The map in Carto has two “layers” — one for OCI and one for Streetwork, both based off sdstreets_query table. Carto’s model for associating layers to datasets ties them together permanently. By having a virtual dataset that we can impose queries on, we are eliminating the tie between a dataset and a map, giving us more flexibility to flip out the underlying datasets if we need to change schemas.

Then why two layers from one table? Because OCI layers and streetwork layers have slightly different fields and labels. Carto’s interactive UI is tied to a layer, and we had to separate the two. Then, we impose the queries on the layer accordingly. We can probably condense this to one layer using more advanced conditional logic, but we’ll stay away from that for now.

Deployment

We use the master branch as the bleeding edge. That gets deployed to a staging site continuously by CircleCI. The production branch gets deployed to the gh-pages branch, which is what feeds StreetsSD. We get notifications about each step.

Datasets

cg_streets_combined

We created this dataset by merging the City’s official street file geographies with essential data from the City’s Pavement Management System. Every other set of data is joined against cg_streets_combined by segment_id to derive the geometries and street names.

sd_paving_datasd

This is the full work layer, encompassing work done from the beginning of FY14. We’ll talk about the specifics in the data delivery section. This has no geospatial data. As layers get selected, SQL is generated, applied to this layer, and joined against cg_streets_combined.
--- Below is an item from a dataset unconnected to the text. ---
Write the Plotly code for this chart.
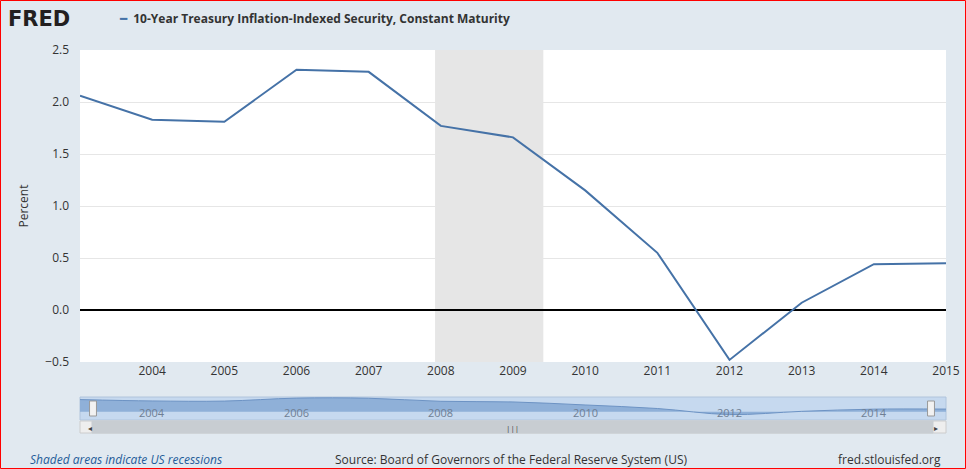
import plotly.graph_objects as go

years = [2003, 2004, 2005, 2006, 2007, 2008, 2009, 2010, 2011, 2012, 2013, 2014, 2015]
values = [2.06, 1.83, 1.81, 2.31, 2.29, 1.77, 1.66, 1.15, 0.55, -0.48, 0.07, 0.44, 0.45]
recession = [2007.92, 2009.42]
nav_labels = [2004, 2006, 2008, 2010, 2012, 2014]

W, H = 966, 469
L, R, T, B = 80, 20, 50, 36
pw, ph = W - L - R, H - T - B

def py(pix):  # pixel row -> paper y
    return (H - B - pix) / ph

def px(pix):
    return (pix - L) / pw

fig = go.Figure()
fig.add_trace(go.Scatter(x=years, y=values, mode="lines",
                         line=dict(color="#4572a7", width=2), hoverinfo="x+y"))
fig.add_trace(go.Scatter(x=years, y=values, mode="lines", xaxis="x2", yaxis="y2",
                         line=dict(color="#6d93c4", width=1, shape="spline"),
                         fill="tozeroy", fillcolor="#8fb0d8", hoverinfo="skip"))

# white plot background for main area, then recession shading
fig.add_shape(type="rect", xref="paper", yref="paper", x0=0, x1=1, y0=py(362), y1=1,
              fillcolor="white", line_width=0, layer="below")
fig.add_vrect(x0=recession[0], x1=recession[1], fillcolor="#e6e6e6", opacity=1,
              line_width=0, layer="below")

fig.update_layout(
    width=W, height=H, margin=dict(l=L, r=R, t=T, b=B, autoexpand=False),
    paper_bgcolor="#e1e9f0", plot_bgcolor="#e1e9f0", showlegend=False,
    font=dict(family="Open Sans", size=12, color="#333333"),
    xaxis=dict(range=[2003, 2015], tickvals=years[1:], showgrid=False, ticks="",
               anchor="y", zeroline=False, automargin=False, tickfont=dict(size=12, color="#333")),
    yaxis=dict(domain=[py(362), 1], range=[-0.5, 2.5], dtick=0.5, tickformat=".1f",
               gridcolor="#e6e6e6", zeroline=True, zerolinecolor="black", zerolinewidth=2,
               ticklabelstandoff=10, automargin=False,
               title=dict(text="Percent", font=dict(size=12, color="#333"), standoff=14)),
    xaxis2=dict(range=[2003, 2015], anchor="y2", visible=False),
    yaxis2=dict(domain=[py(420), py(397)], range=[-1.4, 2.5], visible=False),
)
# navigator background
fig.add_shape(type="rect", xref="paper", yref="paper", x0=0, x1=1, y0=py(420), y1=py(397),
              fillcolor="#c6d9ef", line=dict(color="#b0c4dc", width=1), layer="below")
for xp in [px(93), px(931)]:
    fig.add_shape(type="rect", xref="paper", yref="paper", x0=xp - 0.004, x1=xp + 0.004,
                  y0=py(416), y1=py(401), fillcolor="#f2f2f2", line=dict(color="#999", width=1))
# scrollbar
fig.add_shape(type="rect", xref="paper", yref="paper", x0=px(80), x1=px(946), y0=py(433), y1=py(421),
              fillcolor="#eeeeee", line=dict(color="#cccccc", width=1))
fig.add_shape(type="rect", xref="paper", yref="paper", x0=px(92), x1=px(933), y0=py(433), y1=py(421),
              fillcolor="#c8cdd2", line=dict(color="#c8cdd2", width=1))
for yr in nav_labels:
    fig.add_annotation(x=yr, xref="x2", y=py(412), yref="paper", yanchor="middle", text=str(yr),
                       showarrow=False, font=dict(size=11, color="#6f7f94"))
fig.add_annotation(x=px(512), y=py(427), xref="paper", yref="paper", yanchor="middle", text="|||",
                   showarrow=False, font=dict(size=8, color="#444"))
fig.add_annotation(x=px(86), y=py(427), xref="paper", yref="paper", yanchor="middle", text="◂",
                   showarrow=False, font=dict(size=8, color="#444"))
fig.add_annotation(x=px(940), y=py(427), xref="paper", yref="paper", yanchor="middle", text="▸",
                   showarrow=False, font=dict(size=8, color="#444"))

# header
fig.add_annotation(x=px(6), y=py(19), xref="paper", yref="paper", xanchor="left", yanchor="middle",
                   text="<b>FRED</b>", showarrow=False,
                   font=dict(family="DejaVu Sans", size=21, color="#231f20"))
fig.add_annotation(x=px(117), y=py(19), xref="paper", yref="paper", xanchor="left", yanchor="middle",
                   showarrow=False,
                   text="<span style='color:#4572a7'>━</span>  <b>10-Year Treasury Inflation-Indexed Security, Constant Maturity</b>",
                   font=dict(size=12, color="#333333"))
# footer
fig.add_annotation(x=px(28), y=py(459), xref="paper", yref="paper", xanchor="left", yanchor="middle",
                   showarrow=False, text="<i>Shaded areas indicate US recessions</i>",
                   font=dict(size=12, color="#1f5c99"))
fig.add_annotation(x=px(511), y=py(459), xref="paper", yref="paper", yanchor="middle", showarrow=False,
                   text="Source: Board of Governors of the Federal Reserve System (US)",
                   font=dict(size=12, color="#333"))
fig.add_annotation(x=px(943), y=py(459), xref="paper", yref="paper", xanchor="right", yanchor="middle",
                   showarrow=False, text="fred.stlouisfed.org", font=dict(size=12, color="#333"))
# red border
fig.add_shape(type="rect", xref="paper", yref="paper", x0=px(0.5), x1=px(965.5), y0=py(468.5), y1=py(0.5),
              line=dict(color="red", width=1))

fig.write_html("out.html", config={"displayModeBar": False})
# drop the default page margin so the figure sits at the window's corner
with open("out.html") as f:
    page = f.read()
page = page.replace("<body>", "<body style=\"margin:0;overflow:hidden\">", 1)
with open("out.html", "w") as f:
    f.write(page)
oci_2011_datasd and oci_2015_datasd

These were created using historical data provided in the Pavement Management System and the new OCI numbers we received from latest run of the most recent vendor. These also have no geospatial data. As layers get selected, SQL is generated, applied to this layer, and joined against cg_streets_combined.

Data Discovery

We partnered with the Transportation and Storm Water Department to build the map. However, we quickly ran into some challenges with understanding the data, and the calculations performed for reporting.

The PVM (let’s use that as the acronym for the Pavement Management System) is an application that is built on top of SQL server using queries and stored procedures. Every month, the streets team has to update IMCAT. IMCAT is a system the City uses to coordinate street work across departments. This way we can avoid the same segment being dug up multiple times in a short time span. The streets team pull a report from the PVM generated by a query and a stored procedure). Then, it’s manually cleaned in Excel (we counted 32 steps), joined with a streets shapefile, and uploaded it to IMCAT.
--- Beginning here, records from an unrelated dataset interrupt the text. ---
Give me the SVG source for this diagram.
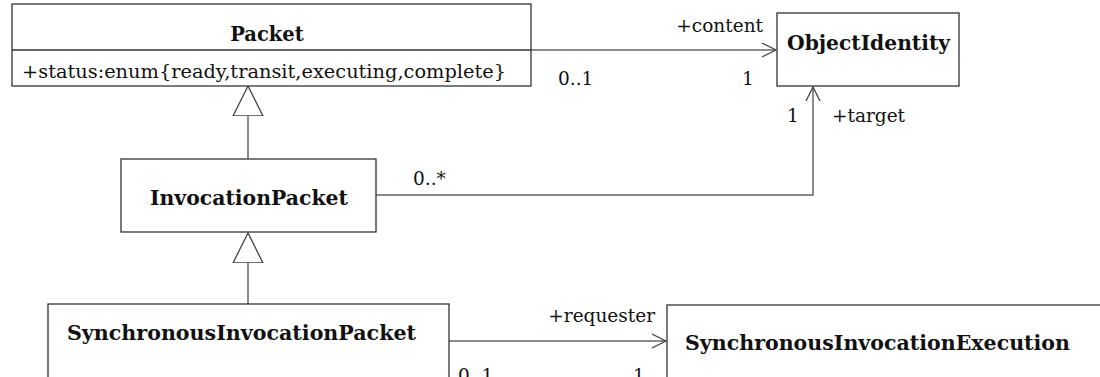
<svg xmlns="http://www.w3.org/2000/svg" width="1100" height="377" viewBox="0 0 1100 377">
<style>
.box{fill:#fff;stroke:#333;stroke-width:1.3}
.ln{fill:none;stroke:#666;stroke-width:1.5}
.title{font-family:"DejaVu Serif","Liberation Serif",serif;font-weight:bold;font-size:19.5px;fill:#111}
.lbl{font-family:"DejaVu Serif","Liberation Serif",serif;font-size:18.5px;fill:#111}
</style>
<defs>
<marker id="open" markerUnits="userSpaceOnUse" markerWidth="16" markerHeight="16" refX="14" refY="7" orient="auto" viewBox="0 0 16 14">
<path d="M0,0 L14,7 L0,14" fill="none" stroke="#444" stroke-width="1.3"/>
</marker>
<marker id="gen" markerUnits="userSpaceOnUse" markerWidth="32" markerHeight="32" refX="30" refY="15" orient="auto" viewBox="0 0 32 30">
<path d="M30,15 L0,0 L0,30 Z" fill="#fff" stroke="#444" stroke-width="1.3"/>
</marker>
</defs>
<rect width="1100" height="377" fill="#fff"/>
<g id="connectors">
<line class="ln" x1="531" y1="50" x2="776" y2="50" marker-end="url(#open)"/>
<polyline class="ln" points="376,195 813,195 813,87" marker-end="url(#open)"/>
<line class="ln" x1="449" y1="341" x2="666" y2="341" marker-end="url(#open)"/>
<line class="ln" x1="248" y1="159" x2="248" y2="86" marker-end="url(#gen)"/>
<line class="ln" x1="248" y1="304" x2="248" y2="233" marker-end="url(#gen)"/>
<text class="lbl" x="763" y="32" text-anchor="end">+content</text>
<text class="lbl" x="558" y="85">0..1</text>
<text class="lbl" x="742" y="85">1</text>
<text class="lbl" x="787" y="122">1</text>
<text class="lbl" x="832" y="122">+target</text>
<text class="lbl" x="413" y="185">0..*</text>
<text class="lbl" x="655" y="322" text-anchor="end">+requester</text>
<text class="lbl" x="458" y="382">0..1</text>
<text class="lbl" x="633" y="382">1</text>
</g>
<g id="Packet">
<rect class="box" x="12" y="4" width="519" height="82"/>
<line x1="12" y1="50" x2="531" y2="50" stroke="#333" stroke-width="1.3"/>
<text class="title" x="267" y="41" text-anchor="middle">Packet</text>
<text class="lbl" x="22" y="78" textLength="484" lengthAdjust="spacingAndGlyphs">+status:enum{ready,transit,executing,complete}</text>
</g>
<g id="ObjectIdentity">
<rect class="box" x="777" y="13" width="182" height="73"/>
<text class="title" x="787" y="50" textLength="163" lengthAdjust="spacingAndGlyphs">ObjectIdentity</text>
</g>
<g id="InvocationPacket">
<rect class="box" x="121" y="159" width="255" height="73"/>
<text class="title" x="150" y="205" textLength="198" lengthAdjust="spacingAndGlyphs">InvocationPacket</text>
</g>
<g id="SynchronousInvocationPacket">
<rect class="box" x="48" y="304" width="401" height="100"/>
<text class="title" x="67" y="340" textLength="349" lengthAdjust="spacingAndGlyphs">SynchronousInvocationPacket</text>
</g>
<g id="SynchronousInvocationExecution">
<rect class="box" x="667" y="305" width="460" height="100"/>
<text class="title" x="685" y="350" textLength="385" lengthAdjust="spacingAndGlyphs">SynchronousInvocationExecution</text>
</g>
</svg>
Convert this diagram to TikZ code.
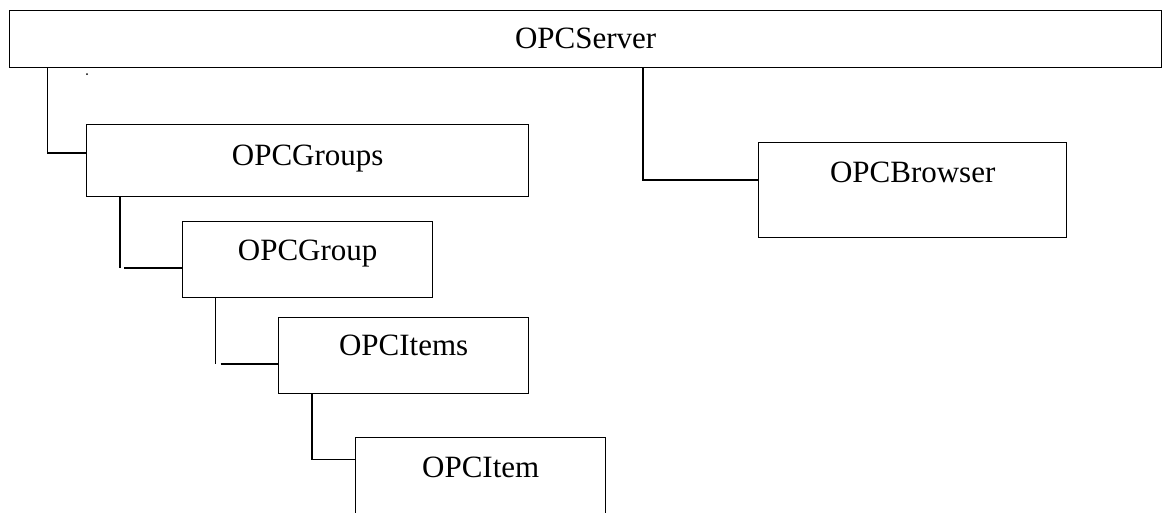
\documentclass[tikz,border=0pt]{standalone}
\usepackage{fontspec}
\setmainfont{Liberation Serif}
\usepackage{tikz}
\usetikzlibrary{positioning}

\tikzset{
  opcbox/.style={draw, line width=1.4pt, inner sep=0pt, anchor=north west,
    align=center, font=\fontsize{31}{31}\selectfont},
  boxdims/.style n args={3}{text width=#1, text height=#2, text depth=#3},
  link/.style={line width=1.4pt}
}

\begin{document}
\begin{tikzpicture}[x=1pt, y=-1pt]
\clip (0,0) rectangle (1167,512);

% boxes
\node[opcbox, boxdims={1152pt}{38pt}{19pt}] (server) at (9,10) {OPCServer};
\node[opcbox, boxdims={442pt}{41pt}{31pt}] (groups) at (86,124) {OPCGroups};
\node[opcbox, boxdims={308pt}{40pt}{55pt}] (browser) at (758,142) {OPCBrowser};
\node[opcbox, boxdims={250pt}{39pt}{37pt}] (group) at (182,221) {OPCGroup};
\node[opcbox, boxdims={250pt}{38pt}{38pt}] (items) at (278,317) {OPCItems};
\node[opcbox, boxdims={250pt}{40pt}{38pt}] (item) at (355,437) {OPCItem};

% server -> groups, server -> browser
\draw[link] ([xshift=38.7pt]server.south west) |- ([yshift=-29pt]groups.north west);
\draw[link] ([xshift=634pt]server.south west) |- ([yshift=-38pt]browser.north west);

% groups -> group (two pieces, not joined)
\coordinate (gA) at ([xshift=34pt]groups.south west);
\coordinate (gB) at ([yshift=-47pt]group.north west);
\draw[link] (gA) -- (gA |- gB);
\draw[link] ([xshift=-58pt]gB) -- (gB);

% group -> items (two pieces, not joined)
\coordinate (iA) at ([xshift=33.7pt]group.south west);
\coordinate (iB) at ([yshift=-47pt]items.north west);
\draw[link] (iA) -- (iA |- iB);
\draw[link] ([xshift=-57.3pt]iB) -- (iB);

% items -> item
\draw[link] ([xshift=34pt]items.south west) |- ([yshift=-22.3pt]item.north west);

% stray dot
\fill (87,74) circle (1pt);
\end{tikzpicture}
\end{document}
This is where we started. The data that gets uploaded to IMCAT has to be in a particular format with certain columns, so we couldn’t directly trace that dataset to the query running against PVM. And we couldn’t just guess the query and match the result either — PVM has 319 tables.

A few months ago, the City invested in a tool called Alation exactly for this type of use case. We wanted to be able to maintain data catalogs and keep documentation on the data that we have, allowing data users to be better informed. This database is the first one we connected with Alation.

We built a robust query to continuously pull data. To do this, we used Alation to trace the query the PVM application was running. However, we had no visibility into the stored procedure. To bypass this, we combined information from using the query, the streets team and Alation’s query logs.

Going through this process gave us an enormous amount of knowledge of street paving information, which we have documented in Alation.

However, we weren’t done yet. We still needed to build the ETL for Street Map Data, IMCAT data (because friends don’t let friends clean data over and over manually), and the CG_STREETS_COMBINED file.

Data Delivery

We have two main queries that pull data without doing much cleaning. We wanted to stay away from cleaning in SQL as a best practice.

streets_base gets pulled by FME, combined with the geospatial base file, and outputs as a shapefile to S3. Carto syncs it down from there:

R pulls Pavement Ex in using Alation’s API and the Alation R Package, completes the 32 manual steps the department normally has to do (with some conditional forks for IMCAT), and then outputs the sd_paving_datasd.csv file into S3. We also make sure to standardize the outgoing data according to our Technical Guidelines. At the same time, we output the IMCAT file to be ingested for the conflict mitigation map.

Verifying Calculations

So, how in the world do we know that our constructed SQL on the client side is doing the right thing and making the right calculations? We use R to verify that the calculations are correct by pulling the data straight from Alation, and duplicating the calculations that the SQL does on Streets Map.

What’s next?

This is an alpha project, and we plan to continue working on it. We will work in sprints. As people submit feature or bug requests, we will prioritize them according to what we think we can do during the time allotted. Critical bugs always get fixed first.

Of course, we are more than open to Pull Requests. If there is a feature you really want and we’re just unable to get to it, feel free to discuss it with us in the issue queues, fork the code, and make a Pull Request.